My investigation led me to two areas of human behavior: (i) the contemporary discipline of positive psychology, which prompted me to pursue a Master in applied positive psychology at the University of Pennsylvania in the United States working with the master Positive Psychologist, Marty Seligman, and (ii) a methodology of human development that is over two millennia old and is known as mindfulness. This led me to pursue a Master in mindfulness‐based cognitive therapy at Oxford University in England working with Mark Williams, one of the creators of mindfulness‐based cognitive therapy. The result was an expansion of the scope of my professional career. From successful corporate finance expert and business strategy practitioner I moved to becoming also a positive psychologist and mindfulness teacher. In the following chapters I explore these two disciplines and suggest how they can help resolve the leadership quandary.
For half a century, from World War II onwards, large numbers of psychologists have concentrated on healing trauma and curing mental illness. They have established a psychology of victimology and weaknesses.

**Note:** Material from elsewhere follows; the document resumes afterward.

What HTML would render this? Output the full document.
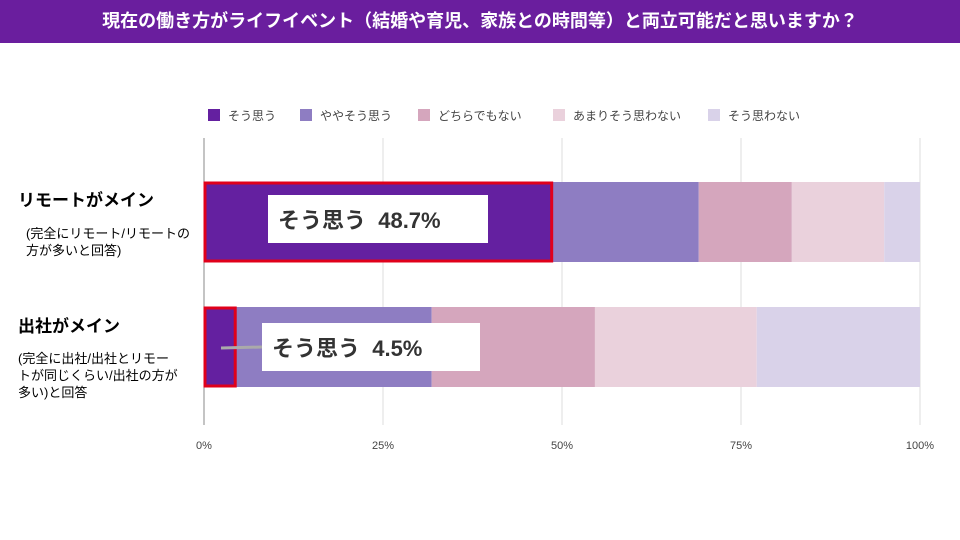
<!DOCTYPE html>
<html><head><meta charset="utf-8">
<style>
body{margin:0;width:960px;height:540px;background:#fff;font-family:"Liberation Sans","Noto Sans CJK JP",sans-serif;position:relative;overflow:hidden}
.hdr{position:absolute;left:0;top:0;width:960px;height:43px;background:#6a1e9e;color:#fff;font-weight:bold;font-size:18px;text-align:center;line-height:43px}
.lab{position:absolute;color:#000}
</style></head><body>
<div class="hdr">現在の働き方がライフイベント（結婚や育児、家族との時間等）と両立可能だと思いますか？</div>
<div class="lab" style="left:18px;top:186px;font-size:17px;font-weight:bold">リモートがメイン</div>
<div class="lab" style="left:26px;top:225px;font-size:13px;line-height:17px">(完全にリモート/リモートの<br>方が多いと回答)</div>
<div class="lab" style="left:18px;top:312px;font-size:17px;font-weight:bold">出社がメイン</div>
<div class="lab" style="left:18px;top:350px;font-size:13px;line-height:17px">(完全に出社/出社とリモー<br>トが同じくらい/出社の方が<br>多い)と回答</div>
<svg id="chart" width="960" height="540" style="position:absolute;left:0;top:0"></svg>
<script>
const categories=["リモートがメイン","出社がメイン"];
const seriesNames=["そう思う","ややそう思う","どちらでもない","あまりそう思わない","そう思わない"];
const s1=[48.7,4.5];
const s2=[20.4,27.3];
const s3=[13.0,22.8];
const s4=[12.9,22.6];
const s5=[5.0,22.8];
const ticks=[0,25,50,75,100];
const tickLabels=["0%","25%","50%","75%","100%"];
const colors=["#6420a0","#8e7dc2","#d5a6bd","#ead1dc","#d9d2e9"];
const series=[s1,s2,s3,s4,s5];
const NS="http://www.w3.org/2000/svg";
const svg=document.getElementById('chart');
const X=v=>204+v/100*716;
const barTop=[182,307],barH=80;
function mk(t,a){const e=document.createElementNS(NS,t);for(const k in a)e.setAttribute(k,a[k]);svg.appendChild(e);return e;}
ticks.forEach((t,i)=>{
 const l=mk('line',{x1:X(t),x2:X(t),y1:138,y2:425,stroke:i==0?'#888':'#ddd','stroke-width':1});
 
 
 const tx=mk('text',{x:X(t),y:449,'text-anchor':'middle','font-size':11,fill:'#444'});
 tx.textContent=tickLabels[i];
 
 
});
categories.forEach((c,ci)=>{
 let acc=0;
 series.forEach((s,si)=>{
  const r=mk('rect',{x:X(acc),y:barTop[ci],width:X(acc+s[ci])-X(acc),height:barH,fill:colors[si]});
  
  
  acc+=s[ci];
 });
 const h=mk('rect',{x:X(0)+1,y:barTop[ci]+1,width:X(s1[ci])-X(0)-2,height:barH-2,fill:'none',stroke:'#e0001b','stroke-width':3});
 
 
});
const ln=mk('line',{x1:221,x2:262,y1:348,y2:347,stroke:'#aaa','stroke-width':3});


[[268,195,220,48,0],[262,323,218,48,1]].forEach(([x,y,w,h,ci])=>{
 const b=mk('rect',{x:x,y:y,width:w,height:h,fill:'#fff'});
 
 
 const t=mk('text',{x:x+10,y:y+33,'font-size':22,'font-weight':'bold',fill:'#333'});
 t.textContent=seriesNames[0]+'\u00a0\u00a0'+s1[ci]+'%';
 
 
});
const lx=[208,300,418,553,708];
seriesNames.forEach((n,i)=>{
 const r=mk('rect',{x:lx[i],y:109,width:12,height:12,fill:colors[i]});
 
 
 const t=mk('text',{x:lx[i]+20,y:120,'font-size':12,fill:'#444'});
 t.textContent=n;
 
 
});
</script>
</body></html>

As the twenty‐first century approached, the then‐president of the American Psychology Association Martin (Marty) Seligman called upon his colleagues to start focusing on another essential mission of psychology, namely how to make lives of people more fulfilling and how to nurture exceptional talent. He caused controversy among professionals when he declared, in his presidential address at the 1998 annual conference of the American Psychology Association, that it was time to focus on helping build strength, resilience, and health in individuals. These resources were needed to deal with the tribulations of postmodern life by average normal people, not just clinical cases.
This appeal was influential in the creation of positive psychology as a whole new field in psychology, a scientific and practical discipline built around human strengths and individual well‐being.
The field of positive psychology generated a large number of research studies and new findings. This process ensured that the new discipline further evolved and refined its focus.
Around 2005, when I was studying for a Master in applied positive psychology (MAPP) at the University of Pennsylvania, positive psychology was primarily concerned with achieving happiness through three basic paths: positive emotions, engagement, and meaning. It was argued that, in combination, these three dimensions led people to achieve higher satisfaction in life.
In a recent book Marty Seligman (2011), the authoritative founder of positive psychology, complemented his views regarding the integral elements of a fulfilling life when he added two additional dimensions: relationships and accomplishment. The ultimate goal now is well‐being in the sense of making people flourish. This is succinctly expressed by the acronym PERMA, which defines the key elements:
P
ositive emotions: feelings of happiness.
E
ngagement: psychological connection to one’s activities.
R
elationships: feeling socially integrated by caring and being supported by others.
M
eaning: feeling connected and interested in something greater that one’s self.
A
ccomplishment: feeling capable of moving toward valued goals, having a sense of achievement.
Throughout this book we will revisit the components of PERMA.